How I loved playing football. I was reasonable, but had been injured for a long time on this particular occasion. I had moved down about eight leagues in standard to try and get back fit, on a Sunday morning league full of thugs, kickers and downright terrible players. On the plus side, I got a free Sunday dinner at the local club as payment for my services.
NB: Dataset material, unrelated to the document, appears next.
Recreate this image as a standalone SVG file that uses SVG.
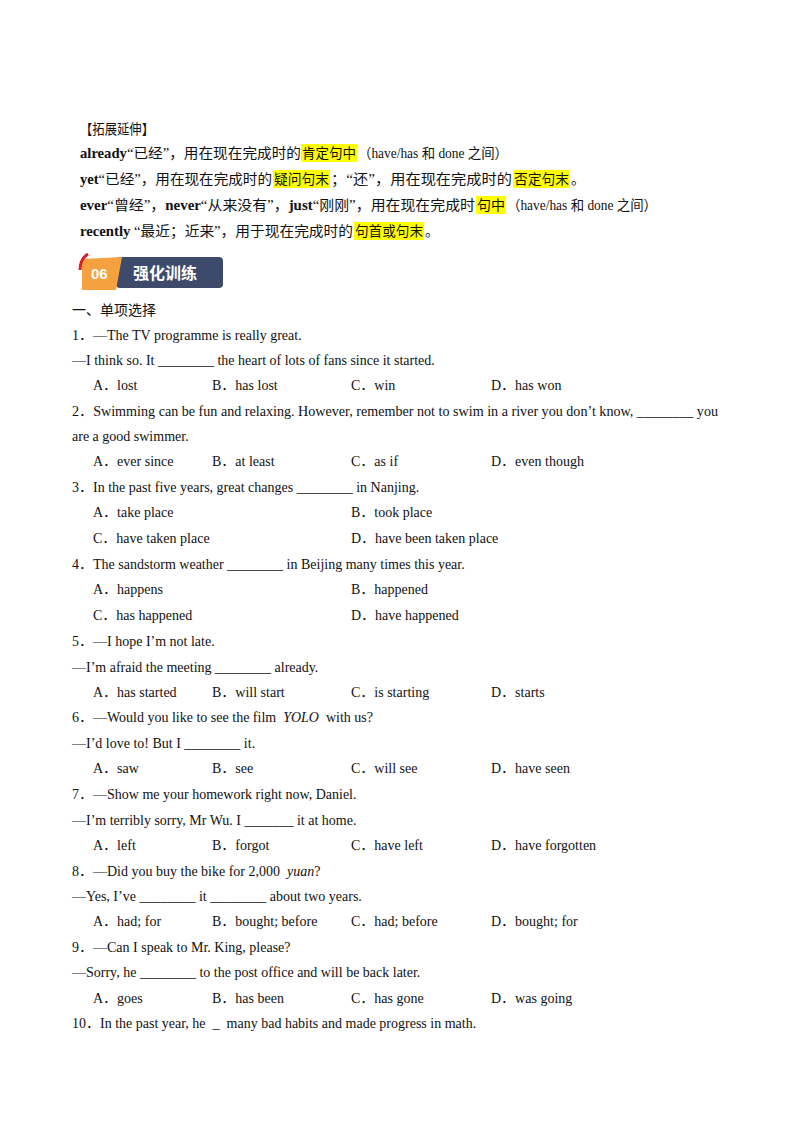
<svg xmlns="http://www.w3.org/2000/svg" width="800" height="1132" viewBox="0 0 800 1132">
<style>
text{font-family:"Liberation Serif","Noto Sans CJK SC",serif;font-size:14px;fill:#111}
.b{font-weight:bold}
.hl{fill:#ffff00}
</style>
<rect width="800" height="1132" fill="#fff"/>
<g id="highlights">
<rect class="hl" x="301" y="144" width="56" height="18"/>
<rect class="hl" x="273" y="170" width="57" height="18"/>
<rect class="hl" x="513" y="170" width="57" height="18"/>
<rect class="hl" x="476" y="196" width="30" height="18"/>
<rect class="hl" x="354" y="222" width="70" height="18"/>
</g>
<g id="extension">
<text x="80" y="134" textLength="74" lengthAdjust="spacingAndGlyphs">【拓展延伸】</text>
<text x="80" y="158" textLength="221" lengthAdjust="spacingAndGlyphs"><tspan class="b">already</tspan>“已经”，用在现在完成时的</text>
<text x="302" y="158" textLength="54" lengthAdjust="spacingAndGlyphs">肯定句中</text>
<text x="358" y="158" textLength="150" lengthAdjust="spacingAndGlyphs">（have/has 和 done 之间）</text>
<text x="80" y="184" textLength="192" lengthAdjust="spacingAndGlyphs"><tspan class="b">yet</tspan>“已经”，用在现在完成时的</text>
<text x="274" y="184" textLength="55" lengthAdjust="spacingAndGlyphs">疑问句末</text>
<text x="331" y="184" textLength="181" lengthAdjust="spacingAndGlyphs">；“还”，用在现在完成时的</text>
<text x="514" y="184" textLength="55" lengthAdjust="spacingAndGlyphs">否定句末</text>
<text x="571" y="184">。</text>
<text x="80" y="210" textLength="395" lengthAdjust="spacingAndGlyphs"><tspan class="b">ever</tspan>“曾经”，<tspan class="b">never</tspan>“从来没有”，<tspan class="b">just</tspan>“刚刚”，用在现在完成时</text>
<text x="477" y="210" textLength="28" lengthAdjust="spacingAndGlyphs">句中</text>
<text x="507" y="210" textLength="150" lengthAdjust="spacingAndGlyphs">（have/has 和 done 之间）</text>
<text x="80" y="236" textLength="273" lengthAdjust="spacingAndGlyphs"><tspan class="b">recently</tspan> “最近；近来”，用于现在完成时的</text>
<text x="355" y="236" textLength="68" lengthAdjust="spacingAndGlyphs">句首或句末</text>
<text x="425" y="236">。</text>
</g>
<g id="badge">
<rect x="116" y="257" width="107" height="31" rx="4" fill="#3d4a6b"/>
<polygon points="82,259 122,257 116,290 82,290" fill="#f6a13f"/>
<path d="M80,270 Q80,259 88,254" stroke="#e02020" stroke-width="3" fill="none"/>
<text x="91" y="279" style="font-family:'Liberation Sans',sans-serif;font-size:15px;font-weight:bold;fill:#fff">06</text>
<text x="133" y="279" style="font-family:'Noto Sans CJK SC',sans-serif;font-size:16px;font-weight:bold;fill:#fff">强化训练</text>
</g>
<g id="questions">
<text x="72" y="315">一、单项选择</text>
<text x="72" y="340">1．—The TV programme is really great.</text>
<text x="72" y="365">—I think so. It ________ the heart of lots of fans since it started.</text>
<text x="93" y="390">A．lost</text><text x="212" y="390">B．has lost</text><text x="351" y="390">C．win</text><text x="491" y="390">D．has won</text>
<text x="72" y="416" textLength="646" lengthAdjust="spacingAndGlyphs">2．Swimming can be fun and relaxing. However, remember not to swim in a river you don’t know, ________ you</text>
<text x="72" y="441">are a good swimmer.</text>
<text x="93" y="466">A．ever since</text><text x="212" y="466">B．at least</text><text x="351" y="466">C．as if</text><text x="491" y="466">D．even though</text>
<text x="72" y="492">3．In the past five years, great changes ________ in Nanjing.</text>
<text x="93" y="517">A．take place</text><text x="351" y="517">B．took place</text>
<text x="93" y="543">C．have taken place</text><text x="351" y="543">D．have been taken place</text>
<text x="72" y="569">4．The sandstorm weather ________ in Beijing many times this year.</text>
<text x="93" y="594">A．happens</text><text x="351" y="594">B．happened</text>
<text x="93" y="620">C．has happened</text><text x="351" y="620">D．have happened</text>
<text x="72" y="646">5．—I hope I’m not late.</text>
<text x="72" y="672">—I’m afraid the meeting ________ already.</text>
<text x="93" y="697">A．has started</text><text x="212" y="697">B．will start</text><text x="351" y="697">C．is starting</text><text x="491" y="697">D．starts</text>
<text x="72" y="722" xml:space="preserve">6．—Would you like to see the film  <tspan font-style="italic">YOLO</tspan>  with us?</text>
<text x="72" y="748">—I’d love to! But I ________ it.</text>
<text x="93" y="773">A．saw</text><text x="212" y="773">B．see</text><text x="351" y="773">C．will see</text><text x="491" y="773">D．have seen</text>
<text x="72" y="799">7．—Show me your homework right now, Daniel.</text>
<text x="72" y="825">—I’m terribly sorry, Mr Wu. I _______ it at home.</text>
<text x="93" y="850">A．left</text><text x="212" y="850">B．forgot</text><text x="351" y="850">C．have left</text><text x="491" y="850">D．have forgotten</text>
<text x="72" y="876" xml:space="preserve">8．—Did you buy the bike for 2,000  <tspan font-style="italic">yuan</tspan>?</text>
<text x="72" y="901">—Yes, I’ve ________ it ________ about two years.</text>
<text x="93" y="926">A．had; for</text><text x="212" y="926">B．bought; before</text><text x="351" y="926">C．had; before</text><text x="491" y="926">D．bought; for</text>
<text x="72" y="952">9．—Can I speak to Mr. King, please?</text>
<text x="72" y="977">—Sorry, he ________ to the post office and will be back later.</text>
<text x="93" y="1003">A．goes</text><text x="212" y="1003">B．has been</text><text x="351" y="1003">C．has gone</text><text x="491" y="1003">D．was going</text>
<text x="72" y="1028" xml:space="preserve">10．In the past year, he  _  many bad habits and made progress in math.</text>
</g>
</svg>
I settled down in those ridiculous all-in-one tracksuits as a sub, but got increasingly frustrated watching the rubbish served up in front of me, and so I walked off the pitch down to the local garage where I bought pop, crisps, chocolate, and a paper. I sat there on the bench perfectly unhappy, shaking my head periodically at what I witnessed and what injury had cost me, and reading the paper. And then it happened. The centre midfielder got injured and I was called for. Now I was no Paul Scholes in midfield, but I was significantly better than this rubbish. I sort of knew it was my time, that I would own that midfield and serve up goals, tackles, crucial passes and interceptions. The idiot manager wouldn’t dare leave me on the bench again. As it turned out, my lack of warming up meant I’d pulled my hamstring within ten minutes, given away a goal with a quite atrocious pass, thrown up into the bucket on the side of the pitch because I was full of crisps and chocolate, and got booked at the end of the game for for (what the Daily Mail would probably have attested was) a foul mouthed altercation with the referee, whom it turned out afterwards, I taught the daughter of.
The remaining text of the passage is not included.